Lucy Hoesch Ernst to Jane Addams, March 14, 1921


1259 N. Dearborn Street, Chicago Ill, 14. 3. 21

My dear Miss [Addams],

I have the feeling, that you [too] are amongst those, who find my attitude in matters of the "occupied territory" are strange and certainly unkind. I often wish to explain for I hate to be so misunderstood. On the other hand I hate also to intrude on your time.

Now I read the other day the [enclosed] note in the Tribune. There you have in a few words explained what I think, in the words of the Labor Unions.

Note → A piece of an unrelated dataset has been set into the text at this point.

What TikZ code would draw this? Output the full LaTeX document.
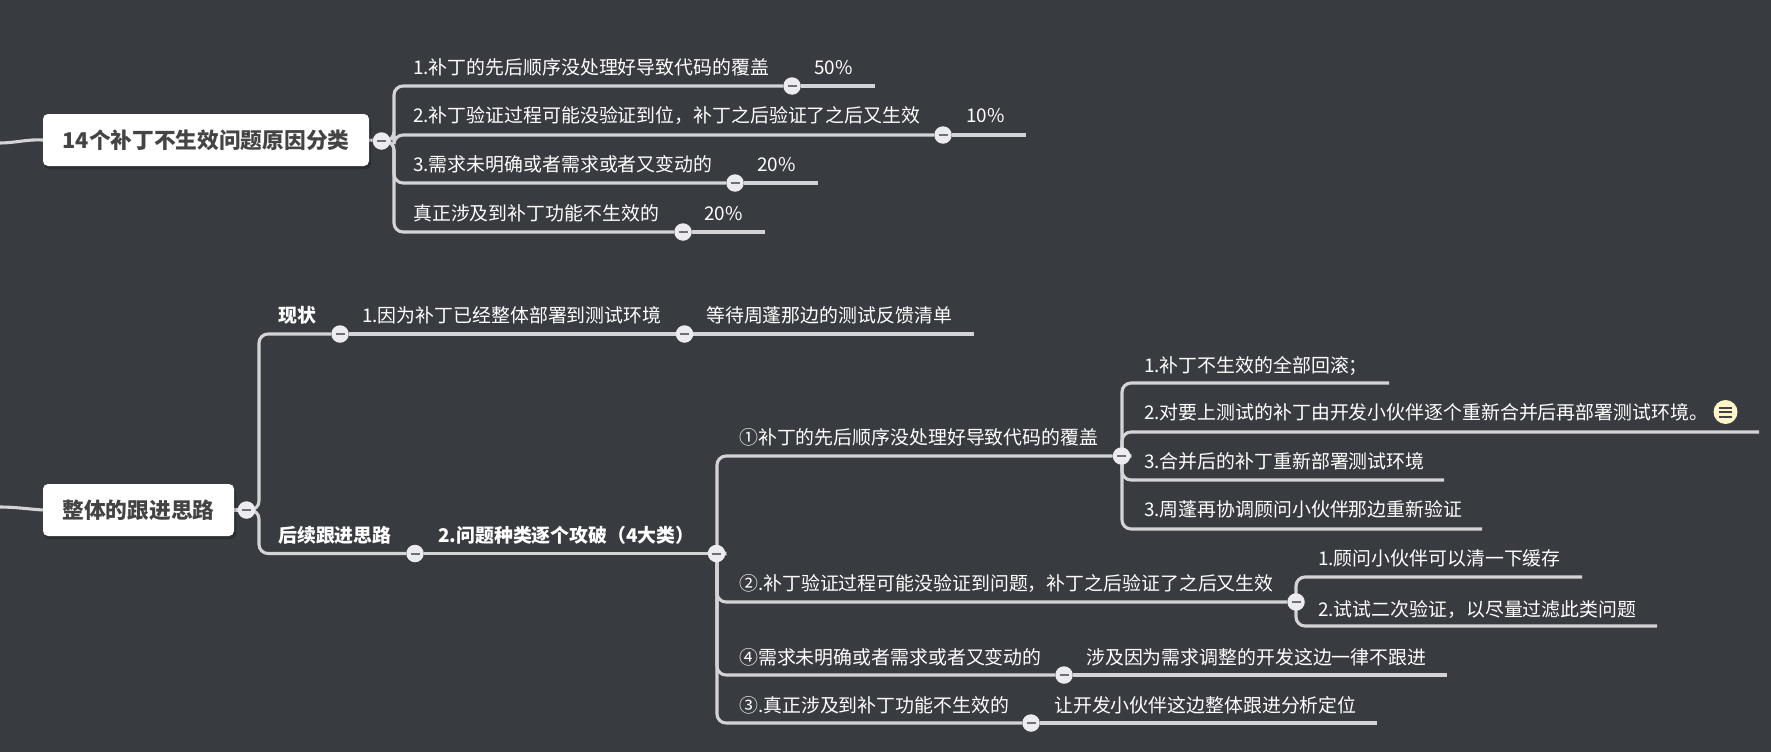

They know what they are about those workmen. They know that they are better protected by the occupation [army] than by their government, as long as it is so [weak]. They fear the reaction and they know, who has to suffer by the occupation. That are those people who used this war to get out of the general disaster enormous riches. The Stinnes and so forth. The spectacle which is made against the immorality of the French troops, blacks are scarcely there [anymore], issues also from these quarters. They are wild because the French [officers?] sit in their palaces. In reality it is so: the Rheingegend [where] the occupation army was is the only place in which we can live in moderate quietness, [where] the children do NOT look like walking [corpses] and where a certain morality and order prevails, because people are afraid of the foreign soldiers, I mean such people who would commit crimes. You know as well as I do that there is no better University for the different faculties in crime [page 2] than the war. Now [add] want and hunger and there you have the morality of the "White European" in a country which is conquered and poor and in a [transient] stage from one form of government to [another]. The foreign troops at present stand in the middle and [where] they are there is less chance of a complete disorder [than elsewhere]. I do not think that to have them is a desirable condition for the long run to have and it is to be hoped that they will not stay as long as is feared now, in fact I am sure they won't. But by continual complaining and "resolutions" being [sent], the Americans who want to help, do not make the thing better -- in the [contrary]. It will only tend to [aggravate] the other party and as they can't let their [aggravation] out on the Americans, who send the [competition?], they will only make it harder for the Germans. The act of the "Labor Unions" is far more diplomatic and far more helpful to us than any "resolution" American women could make. Please, please give this a thought! You all may find it very wrong, the occupation, I mean, but it is better you do not speak about it.

I wonder whether you have ever, when you [condemned] my speaking as I do, whether you have ever understood that I personally have much to [lose] by this very occupation. I would not need to run round trying to sell books, if it had never come -- yet I can abstract from myself.